Hába came from musical family, his brother Karel Hába was also a composer, and their father was a folk musician.He began to compose during the studies in Kroměříž (1908-1912). He was a student of composer Vítězslav Novák in 1914-15 at the Prague Conservatory, graduated with Sonata for violin and piano. Hába studied also at the Imperial Academy of Music and the Performing Arts in Vienna (1918-1920) (among his teachers was Richard Stöhr), and in Berlin 1920-1922). In 1920, as a student of Franz Schreker, he composed his first quarter-tone work - String Quartet No. 2. He was supported by Josef Suk and with his help was able to found a microtonal department of teaching and research at the Prague Conservatory in 1924. In 1923-1948 he worked first as a instructor, later (since 1936) as professor at the Prague Conservatory. During the WW II. was Hába endangered by Nazis, because he tried to help his jewish pupils[1]. After the war he was persecuted also by communists.
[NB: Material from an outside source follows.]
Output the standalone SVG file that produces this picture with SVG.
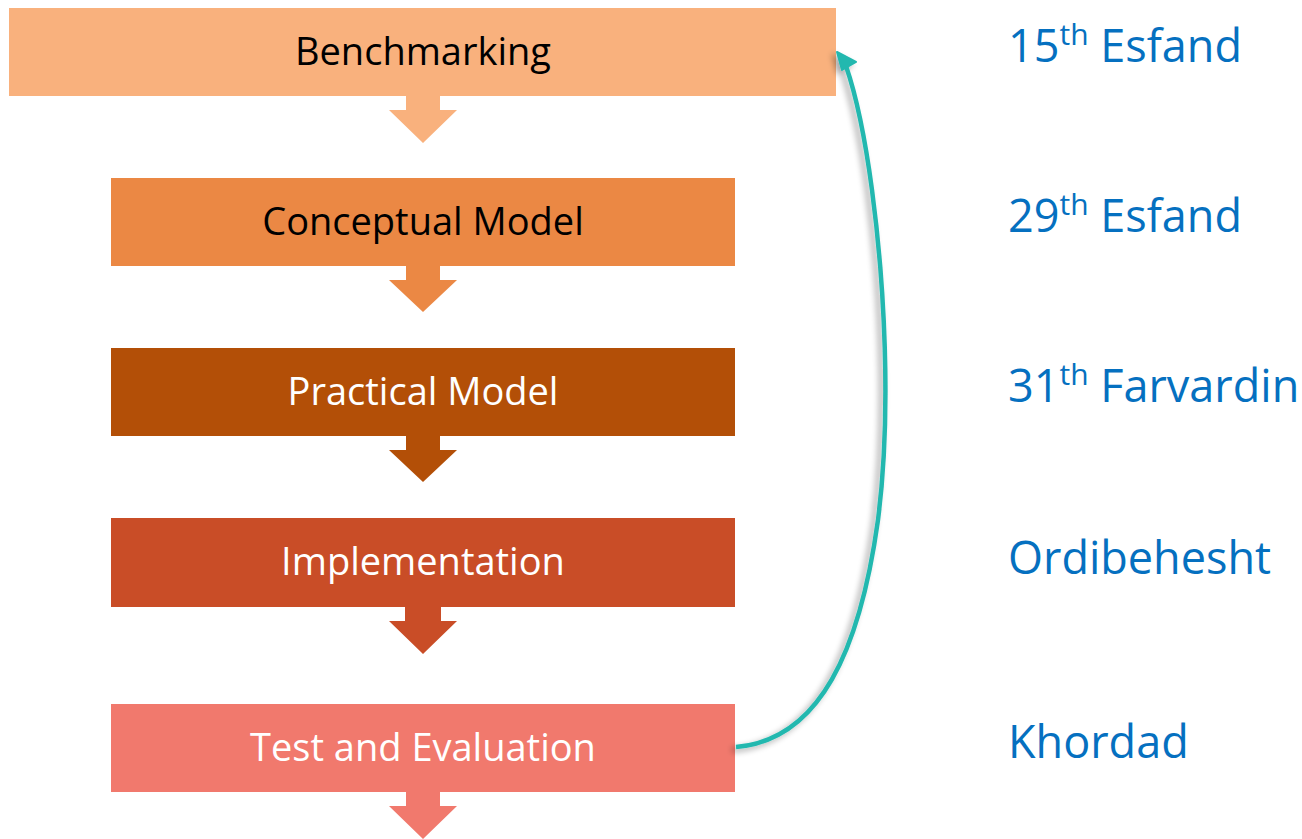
<svg xmlns="http://www.w3.org/2000/svg" width="1302" height="839" viewBox="0 0 1302 839">
<defs>
<style>
.lbl{font-family:"Open Sans","Noto Sans",sans-serif;font-size:38px;text-anchor:middle}
.dark{fill:#000}
.light{fill:#fff}
.date{font-family:"Open Sans","Noto Sans",sans-serif;font-size:45px;fill:#0570C0}
.sup{font-size:30px}
</style>
<filter id="sh" x="-50%" y="-10%" width="200%" height="120%">
<feGaussianBlur in="SourceAlpha" stdDeviation="3"/>
<feOffset dx="-4" dy="3"/>
<feComponentTransfer><feFuncA type="linear" slope="0.35"/></feComponentTransfer>
<feMerge><feMergeNode/><feMergeNode in="SourceGraphic"/></feMerge>
</filter>
</defs>
<rect width="1302" height="839" fill="#fff"/>
<g id="n1">
<rect x="9" y="8" width="827" height="88" fill="#F9B17D"/>
<path d="M406,96 H440 V110 H457 L423,143 L389,110 H406 Z" fill="#F9B17D"/>
<text class="lbl dark" x="423" y="65">Benchmarking</text>
</g>
<g id="n2">
<rect x="111" y="178" width="624" height="88" fill="#EB8844"/>
<path d="M406,266 H440 V280 H457 L423,312 L389,280 H406 Z" fill="#EB8844"/>
<text class="lbl dark" x="423" y="235">Conceptual Model</text>
</g>
<g id="n3">
<rect x="111" y="348" width="624" height="88" fill="#B34F07"/>
<path d="M406,436 H440 V450 H457 L423,482 L389,450 H406 Z" fill="#B34F07"/>
<text class="lbl light" x="423" y="405">Practical Model</text>
</g>
<g id="n4">
<rect x="111" y="518" width="624" height="89" fill="#C94D27"/>
<path d="M405,607 H441 V621 H457 L423,654 L389,621 H405 Z" fill="#C94D27"/>
<text class="lbl light" x="423" y="575">Implementation</text>
</g>
<g id="n5">
<rect x="111" y="704" width="624" height="88" fill="#F1796D"/>
<path d="M406,792 H440 V806 H457 L423,839 L389,806 H406 Z" fill="#F1796D"/>
<text class="lbl light" x="423" y="761">Test and Evaluation</text>
</g>
<g id="dates">
<text class="date" x="1008" y="62">15<tspan class="sup" dy="-17">th</tspan><tspan dy="17"> Esfand</tspan></text>
<text class="date" x="1008" y="232">29<tspan class="sup" dy="-17">th</tspan><tspan dy="17"> Esfand</tspan></text>
<text class="date" x="1008" y="402">31<tspan class="sup" dy="-17">th</tspan><tspan dy="17"> Farvardin</tspan></text>
<text class="date" x="1008" y="574">Ordibehesht</text>
<text class="date" x="1008" y="758">Khordad</text>
</g>
<g id="connectors" filter="url(#sh)">
<path d="M736,747 C820,740 860,650 878,520 C892,410 884,280 872,190 C864,130 856,95 846,66" fill="none" stroke="#22B8AF" stroke-width="4.5"/>
<path d="M837,52 L856,62 L842,70 Z" fill="#22B8AF" stroke="#22B8AF" stroke-width="2" stroke-linejoin="round"/>
</g>
</svg>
He died in Prague in 1973.

He also commissioned quarter and sixth tone instruments such as trumpets, clarinets and pianos.

His best known work is the opera Mother, which received its premiere at the Gärtnerplatztheater in Munich, Germany in May 1931; curiously, the cast included the Swiss tenor Max Meili, an early music specialist and primarily a recitalist rather than an opera singer.